A large mixed-use development could soon take the place of another parking lot in downtown Minneapolis.
Sherman Associates intends to redevelop the parking lot that takes up most of the block near the Crooked Pint Ale House on Washington Avenue between 5th and Portland avenues.
The firm wants to build a 22-story apartment tower that would have approximately 250 units and two levels of underground parking on the northeast part of the site and a six-story building containing about 90 units for low-income housing wrapped around a 312-stall parking ramp on the south side of site, said Shane LaFave, director of multifamily development at Sherman.
Also, there would be about 6,000 square feet of space on the first level of the apartment building on the corner of Washington and Portland that could be used by a restaurant or other retailers.

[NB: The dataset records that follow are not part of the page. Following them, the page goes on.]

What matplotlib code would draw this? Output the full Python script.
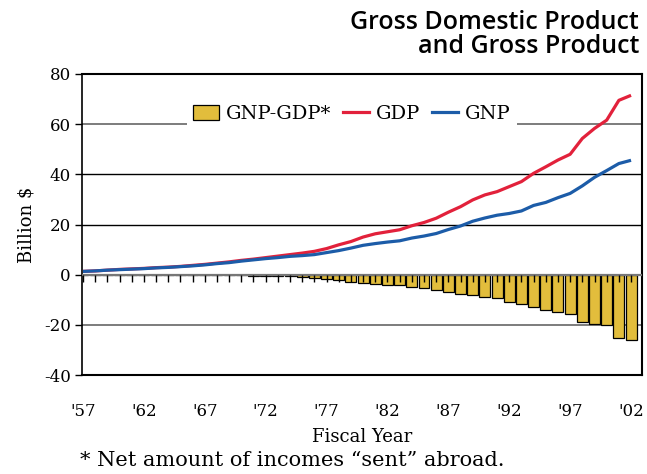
import matplotlib
matplotlib.use("Agg")
import matplotlib.pyplot as plt
import numpy as np
from matplotlib.patches import Patch
from matplotlib.lines import Line2D

years = list(range(1957, 2003))

gdp = [1.3, 1.5, 1.8, 2.1, 2.3, 2.5, 2.8, 3.0, 3.3, 3.7,
       4.1, 4.6, 5.1, 5.7, 6.2, 6.8, 7.4, 8.0, 8.6, 9.3,
       10.4, 11.9, 13.2, 15.0, 16.3, 17.1, 17.9, 19.5, 20.8, 22.5,
       24.9, 27.1, 29.8, 31.8, 33.1, 35.1, 37.1, 40.4, 43.0, 45.7,
       48.0, 54.3, 58.3, 61.6, 69.5, 71.5]

gnp = [1.3, 1.5, 1.8, 2.0, 2.2, 2.4, 2.7, 2.9, 3.2, 3.5,
       3.9, 4.4, 4.8, 5.4, 5.9, 6.4, 6.8, 7.3, 7.6, 8.0,
       8.8, 9.6, 10.6, 11.7, 12.4, 13.0, 13.5, 14.6, 15.4, 16.4,
       18.0, 19.4, 21.3, 22.6, 23.7, 24.4, 25.4, 27.6, 28.8, 30.7,
       32.4, 35.4, 38.8, 41.5, 44.3, 45.6]

gnp_gdp = [0.0, 0.0, 0.0, 0.0, 0.0, 0.0, 0.0, 0.0, 0.0, 0.0,
           -0.2, -0.2, -0.3, -0.3, -0.4, -0.4, -0.6, -0.7, -1.0, -1.3,
           -1.6, -2.0, -2.8, -3.3, -3.8, -4.0, -4.0, -4.9, -5.3, -6.1,
           -6.9, -7.7, -8.3, -8.9, -9.4, -10.9, -11.7, -12.8, -14.2, -14.8,
           -15.6, -18.9, -19.5, -20.1, -25.2, -25.9]

label_years = [1957, 1962, 1967, 1972, 1977, 1982, 1987, 1992, 1997, 2002]
label_text = ["'57", "'62", "'67", "'72", "'77", "'82", "'87", "'92", "'97", "'02"]
yticks = [-40, -20, 0, 20, 40, 60, 80]

RED = "#e2213b"
BLUE = "#1c5ca8"
YELLOW = "#e2bd3c"
SERIF = "DejaVu Serif"

fig = plt.figure(figsize=(6.47, 4.74), dpi=100)
ax = fig.add_axes([82/647, 1-375/474, (642-82)/647, (375-74)/474])

ax.bar(years, gnp_gdp, width=0.9, color=YELLOW, edgecolor="black", linewidth=0.9, zorder=2)
ax.axhline(0, color="#777777", linewidth=1.6, zorder=3)
ax.plot(years, np.zeros(len(years)), linestyle="none", marker=3, markersize=5,
        markeredgewidth=1.0, color="black", zorder=4)
ax.plot(years, gdp, color=RED, linewidth=2.3, zorder=5, solid_capstyle="butt")
ax.plot(years, gnp, color=BLUE, linewidth=2.3, zorder=6, solid_capstyle="butt")

ax.set_xlim(1956.92, 2002.9)
ax.set_ylim(-40, 80)
ax.set_yticks(yticks)
ax.set_yticklabels([str(v) for v in yticks], fontfamily=SERIF, fontsize=12)
ax.set_xticks(label_years)
ax.set_xticklabels(label_text, fontfamily=SERIF, fontsize=12)
ax.tick_params(axis="x", length=0, pad=20)
ax.tick_params(axis="y", length=5, width=1, direction="out", pad=3)

ax.yaxis.grid(True, zorder=1)
for val, gl in zip(yticks, ax.get_ygridlines()):
    if val in (20, 40):
        gl.set_color("black"); gl.set_linewidth(1.0)
    elif val in (60, -20):
        gl.set_color("#666666"); gl.set_linewidth(1.2)
    else:
        gl.set_visible(False)

for s in ax.spines.values():
    s.set_color("black"); s.set_linewidth(1.5)
ax.spines["left"].set_linewidth(1.2)

ax.set_ylabel("Billion $", fontfamily=SERIF, fontsize=13, labelpad=6)

handles = [Patch(facecolor=YELLOW, edgecolor="black", linewidth=0.9),
           Line2D([], [], color=RED, linewidth=2.3),
           Line2D([], [], color=BLUE, linewidth=2.3)]
leg = ax.legend(handles, ["GNP-GDP*", "GDP", "GNP"], ncol=3, loc="center",
                bbox_to_anchor=(0.482, 0.868), frameon=True, fancybox=False,
                prop={"family": SERIF, "size": 14}, handlelength=1.35,
                handleheight=0.8, handletextpad=0.35, columnspacing=0.6,
                borderpad=0.3, borderaxespad=0)
leg.get_frame().set_facecolor("white")
leg.get_frame().set_edgecolor("none")
leg.get_frame().set_alpha(1)
leg.set_zorder(10)

fig.text(362/647, 1-437/474, "Fiscal Year", ha="center", va="center",
         fontfamily=SERIF, fontsize=13)
fig.text(80/647, 1-461/474, "* Net amount of incomes \u201csent\u201d abroad.",
         ha="left", va="center", fontfamily=SERIF, fontsize=15)
fig.text(639/647, 1-10/474, "Gross Domestic Product\nand Gross Product",
         ha="right", va="top", fontfamily="Open Sans", fontweight="semibold",
         fontsize=18, linespacing=0.95)

fig.savefig("out.png", dpi=100)
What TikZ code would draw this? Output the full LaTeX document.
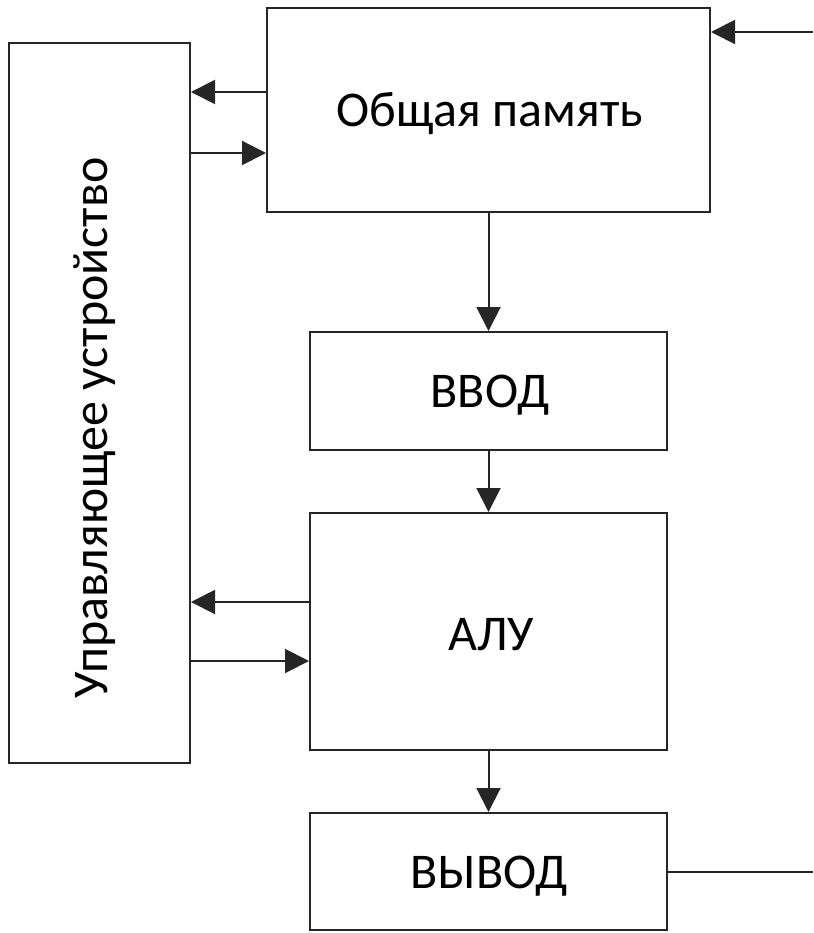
\documentclass[tikz,border=0pt]{standalone}
\usepackage{fontspec}
\setmainfont{Carlito}
\usetikzlibrary{arrows.meta}
\begin{document}
\begin{tikzpicture}[x=1pt,y=-1pt,
  blk/.style={draw=black!85,line width=2pt,inner sep=0pt},
  lbl/.style={anchor=base,inner sep=0pt,font=\fontsize{50}{56}\selectfont},
  con/.style={line width=2pt,draw=black!85,-{Triangle[length=24pt,width=24pt]}},
  plain/.style={line width=2pt,draw=black!85}]
\useasboundingbox (0,0) rectangle (813,933);
\node[blk,minimum width=181pt,minimum height=720pt] (ctl) at (99.5,403) {};
\node[blk,minimum width=443pt,minimum height=204pt] (mem) at (488.5,110) {};
\node[blk,minimum width=357pt,minimum height=118pt] (in) at (488.5,391) {};
\node[blk,minimum width=357pt,minimum height=237pt] (alu) at (488.5,631.5) {};
\node[blk,minimum width=357pt,minimum height=117pt] (out) at (488.5,871.5) {};
\node[lbl,rotate=90] (ctltext) at (107,428) {Управляющее устройство};
\node[lbl] (memtext) at (490,127) {Общая память};
\node[lbl] (intext) at (490,407) {ВВОД};
\node[lbl] (alutext) at (491,650) {АЛУ};
\node[lbl] (outtext) at (489,888) {ВЫВОД};
\coordinate (rin) at (813,32);
\coordinate (rout) at (813,872);
\draw[con] (rin) -- (rin -| mem.east);
\draw[plain] (out.east |- rout) -- (rout);
\draw[con] (mem.south) -- (in.north);
\draw[con] (in.south) -- (alu.north);
\draw[con] (alu.south) -- (out.north);
\draw[con] (mem.west |- 0,92) -- (ctl.east |- 0,92);
\draw[con] (ctl.east |- 0,153) -- (mem.west |- 0,153);
\draw[con] (alu.west |- 0,602) -- (ctl.east |- 0,602);
\draw[con] (ctl.east |- 0,661) -- (alu.west |- 0,661);
\end{tikzpicture}
\end{document}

The buildings on the corner of Washington and 5th avenues, which contain several retailers including Crooked Pint, Caribou Coffee and others, won't be touched. But Fire Station 1, which serves a large swath of downtown Minneapolis, could be replaced by an expanded station as part of the project.
"We are in discussions with the city about the fire station component of the development and are hopeful that we will agree on terms soon," said Valerie Doleman, a Sherman spokeswoman. "It is an excellent site, and we are excited about the vision of the entire development."
According to Hennepin County property records, the lot is owned by Allied Parking.
Sherman Associates, whose office is only a block from the site, is busy with several developments in the area. On the corner of Chicago and Washington avenues, Sherman recently built its East End project, which has 180 luxury apartments and several retailers including a Trader Joe's grocery store slated to open this month. On the same block, Sherman is converting the Thresher Square complex into a hotel.
Sherman also wants to build a hotel and apartment development further south on part of a parking lot on the same block where Thrivent Financial plans to build its new headquarters.
Surface parking lots in downtown, especially in the East Town district, have been repeatedly torn up and redeveloped in the past five years.
Sherman representatives plan to discuss the Washington and Portland avenues project as well as the redevelopment near Thrivent at the July 10 meeting of the Downtown Minneapolis Neighborhood Association.